Aneni’s mother tragically passed away when she was three months old. Her father died only a few years later, leaving her in the care of her elderly grandmother. With several other children to provide for, her grandmother and could not afford Aneni’s secondary school fees or supplies, leaving her at risk of dropping out of education.
The negative effects of poverty were felt in many areas of the family’s daily lives, making Aneni anxious about their future. With a lack of employment opportunities, her grandmother had to take on tough agricultural labor to support the family. With little income, they could only afford to eat one wholesome meal a day.
The eldest child in the family, Aneni thought she may have to leave school and find low-paying work to help out. So when CAMFED stepped in to cover her school going costs, Aneni’s worries subsided and her dream of becoming a laboratory scientist was re-ignited.
The distance to secondary school remained a challenge for Aneni, as it does for so many girls in rural areas — a challenge that CAMFED works to address by unlocking additional resources for girls’ safe transport and boarding.
Many girls in rural areas face a long journey to school. (Photo: CAMFED/Jeffrey Nyandoro)
Aneni and her friends had a 6 km walk to school, leaving them tired and unable to fully concentrate in class. When construction workers started offering the girls a ride to school, they were unable to resist. Without the knowledge of the school administration, Aneni found herself accepting food, gifts and transport from an older man, putting her in an extremely vulnerable position.
When a wider family member misread the seriousness of the nature of the relationship that was forming, Aneni became at risk of early marriage, putting her education and her future in jeopardy. Fortunately, her head teacher quickly realized the problem when Aneni did not attend school for two days, and immediately alerted the CAMFED Community Development Committee (CDC).
“I now just feel confident about myself knowing that CAMFED cares for me.”
Aneni riding her bicycle, provided by CAMFED and the UK Department for International Development. (Photo: CAMFED/Jeffrey Nyandoro)
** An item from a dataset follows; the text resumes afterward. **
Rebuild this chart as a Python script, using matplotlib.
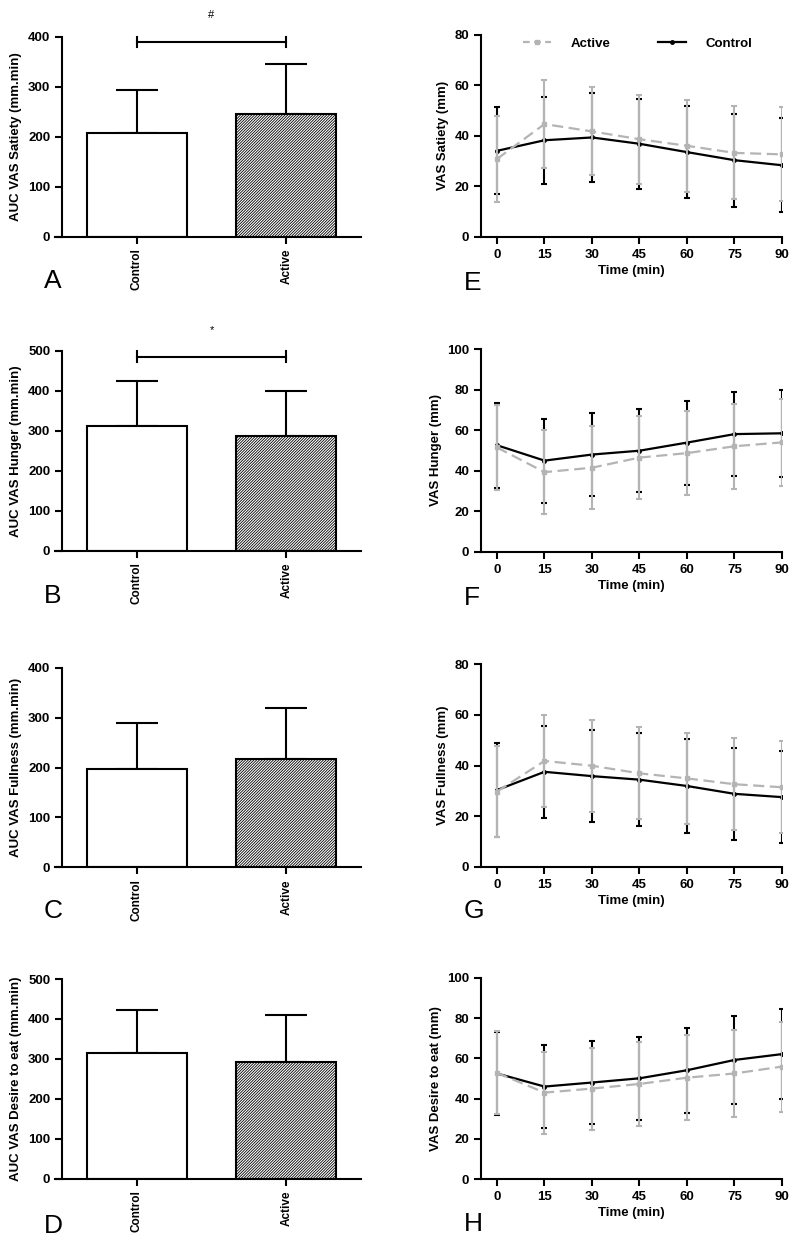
import matplotlib
matplotlib.use("Agg")
import matplotlib.pyplot as plt
from matplotlib.lines import Line2D

plt.rcParams["font.family"] = ["Liberation Sans", "DejaVu Sans"]
plt.rcParams["font.weight"] = "bold"
plt.rcParams["axes.labelweight"] = "bold"
plt.rcParams["hatch.linewidth"] = 0.6

# ---- data ----
groups = ["Control", "Active"]
time_min = [0, 15, 30, 45, 60, 75, 90]

auc_satiety_mean = [207, 246]
auc_satiety_sd = [87, 100]
auc_hunger_mean = [312, 286]
auc_hunger_sd = [112, 114]
auc_fullness_mean = [196, 218]
auc_fullness_sd = [94, 102]
auc_desire_mean = [314, 292]
auc_desire_sd = [108, 118]

satiety_control = [34.0, 38.2, 39.3, 36.8, 33.5, 30.3, 28.3]
satiety_control_sd = [17.2, 17.3, 17.5, 17.8, 18.1, 18.4, 18.7]
satiety_active = [30.8, 44.6, 41.7, 38.6, 36.0, 33.2, 32.6]
satiety_active_sd = [17.1, 17.3, 17.4, 17.6, 18.1, 18.4, 18.6]

hunger_control = [52.6, 45.0, 48.0, 49.9, 53.9, 58.1, 58.5]
hunger_control_sd = [21.0, 20.7, 20.5, 20.4, 20.8, 20.9, 21.4]
hunger_active = [51.5, 39.3, 41.5, 46.5, 48.7, 52.1, 54.0]
hunger_active_sd = [21.1, 20.6, 20.5, 20.5, 20.8, 21.0, 21.6]

fullness_control = [30.3, 37.5, 35.8, 34.4, 31.9, 28.8, 27.5]
fullness_control_sd = [18.5, 18.3, 18.3, 18.3, 18.4, 18.3, 18.3]
fullness_active = [29.7, 41.8, 39.9, 36.9, 34.9, 32.6, 31.4]
fullness_active_sd = [18.1, 18.2, 18.2, 18.2, 18.1, 18.1, 18.2]

desire_control = [52.5, 46.0, 48.0, 50.1, 54.1, 59.2, 62.1]
desire_control_sd = [20.5, 20.7, 20.4, 20.7, 21.0, 21.8, 22.4]
desire_active = [52.8, 43.0, 45.0, 47.3, 50.4, 52.5, 55.9]
desire_active_sd = [20.6, 20.3, 20.3, 20.8, 21.1, 21.7, 22.3]

GREY = "#b4b4b4"
W, H = 796, 1240
fig = plt.figure(figsize=(W / 100, H / 100), dpi=100)


def px_axes(left, top, right, bottom):
    return fig.add_axes([left / W, 1 - bottom / H, (right - left) / W, (bottom - top) / H])


def style_axes(ax):
    for s in ("top", "right"):
        ax.spines[s].set_visible(False)
    for s in ("left", "bottom"):
        ax.spines[s].set_linewidth(1.5)
    ax.tick_params(direction="out", length=5, width=1.5, labelsize=9.5)


def bar_panel(ax, means, sds, ymax, ylabel, sig=None):
    style_axes(ax)
    x = [0, 1]
    ax.bar(x[0], means[0], width=0.67, color="white", edgecolor="black", linewidth=1.5, zorder=2)
    ax.bar(x[1], means[1], width=0.67, color="white", edgecolor="black", linewidth=1.5,
           hatch="/" * 12, zorder=2)
    ax.errorbar(x, means, yerr=[[0, 0], sds], fmt="none", ecolor="black",
                elinewidth=1.5, capsize=15, capthick=1.5, zorder=1)
    ax.set_xlim(-0.547, 1.5)
    ax.spines["left"].set_position(("data", -0.5))
    ax.set_ylim(0, ymax)
    ax.set_yticks(range(0, ymax + 1, 100))
    ax.set_xticks(x)
    ax.set_xticklabels(groups, rotation=90, fontsize=8.5)
    ax.set_ylabel(ylabel, fontsize=9.5, labelpad=4)
    if sig is not None:
        y, tick, mark = sig
        ax.plot([0, 1], [y, y], color="black", lw=1.5, clip_on=False)
        ax.plot([0, 0], [y - tick, y + tick], color="black", lw=1.5, clip_on=False)
        ax.plot([1, 1], [y - tick, y + tick], color="black", lw=1.5, clip_on=False)
        ax.text(0.5, y + ymax * 0.135, mark, ha="center", va="center", fontsize=8,
                fontweight="normal")


def line_panel(ax, ctrl, ctrl_sd, act, act_sd, ymax, ylabel, legend=False):
    style_axes(ax)
    ax.errorbar(time_min, ctrl, yerr=ctrl_sd, color="black", lw=1.6,
                marker="o", ms=2.5, elinewidth=1.5, capsize=2, capthick=1.5, zorder=2)
    ax.errorbar(time_min, act, yerr=act_sd, color=GREY, lw=1.6, ls="--",
                dashes=(5, 2.5), marker="s", ms=3, elinewidth=1.5, capsize=2,
                capthick=1.5, zorder=3)
    ax.set_xlim(-5.05, 90)
    ax.set_ylim(0, ymax)
    ax.set_xticks(time_min)
    ax.set_yticks(range(0, ymax + 1, 20))
    ax.set_xlabel("Time (min)", fontsize=9.5, labelpad=3)
    ax.set_ylabel(ylabel, fontsize=9.5, labelpad=4)
    if legend:
        ha = Line2D([], [], color=GREY, lw=1.6, ls="--", dashes=(3, 2), marker="s", ms=3)
        hc = Line2D([], [], color="black", lw=1.6, marker="o", ms=2.5)
        ax.legend([ha, hc], ["Active", "Control"], ncol=2, frameon=False, fontsize=9.5,
                  loc="center left", bbox_to_anchor=(0.14, 0.954), borderpad=0,
                  borderaxespad=0, handlelength=2.1, handletextpad=1.5,
                  columnspacing=3.6)


axA = px_axes(55, 36.7, 361, 236.7)
bar_panel(axA, auc_satiety_mean, auc_satiety_sd, 400, "AUC VAS Satiety (mm.min)",
          sig=(389, 10, "#"))
axB = px_axes(55, 351, 361, 550.7)
bar_panel(axB, auc_hunger_mean, auc_hunger_sd, 500, "AUC VAS Hunger (mm.min)",
          sig=(486, 13, "*"))
axC = px_axes(55, 667.7, 361, 867.3)
bar_panel(axC, auc_fullness_mean, auc_fullness_sd, 400, "AUC VAS Fullness (mm.min)")
axD = px_axes(55, 979, 361, 1178.7)
bar_panel(axD, auc_desire_mean, auc_desire_sd, 500, "AUC VAS Desire to eat (mm.min)")

axE = px_axes(481, 34.7, 782, 236.7)
line_panel(axE, satiety_control, satiety_control_sd, satiety_active, satiety_active_sd,
           80, "VAS Satiety (mm)", legend=True)
axF = px_axes(481, 349.3, 782, 551.7)
line_panel(axF, hunger_control, hunger_control_sd, hunger_active, hunger_active_sd,
           100, "VAS Hunger (mm)")
axG = px_axes(481, 664.3, 782, 866.7)
line_panel(axG, fullness_control, fullness_control_sd, fullness_active, fullness_active_sd,
           80, "VAS Fullness (mm)")
axH = px_axes(481, 977.7, 782, 1179.3)
line_panel(axH, desire_control, desire_control_sd, desire_active, desire_active_sd,
           100, "VAS Desire to eat (mm)")

for letter, xp, yp in [("A", 44, 281), ("B", 44, 596), ("C", 44, 911), ("D", 44, 1226),
                       ("E", 464, 283), ("F", 464, 598), ("G", 464, 911), ("H", 464, 1224)]:
    fig.text(xp / W, 1 - yp / H, letter, fontsize=19, fontweight="normal",
             ha="left", va="center")

fig.savefig("out.png", dpi=100)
Together they assessed the situation and ensured that Aneni was safe from child marriage and had come to no harm. The appropriate authorities were informed and the team made sure that Aneni had the support she needed to return to school. For Aneni, who knew she was not ready for marriage and wanted to stay in school, the intervention was a relief.
Aneni received a bicycle provided by CAMFED in partnership with the UK Department for International Development (DFID) Zimbabwe. This transformed her journey to school, cutting the 1.5 hour walk to only 30 minutes, and giving her more time to rest and study.
Aneni is now able to return home before dark to complete her chores and do her homework, improving her performance in school. She and her friends now understand the dangers of accepting lifts or attention from men, and her story serves as an example for other girls.
“Education means everything to me as my future depends on my success in school. I want to be the first one in my family to complete secondary school.”
Aneni hopes to continue pioneering by going to university and building a career in science. Having been raised by her hard-working grandmother, Aneni would like to make her life more comfortable. She and her classmates know that by remaining in education they can bring a brighter future for themselves, their families and communities.
*Aneni’s name has been changed in order to protect her identity.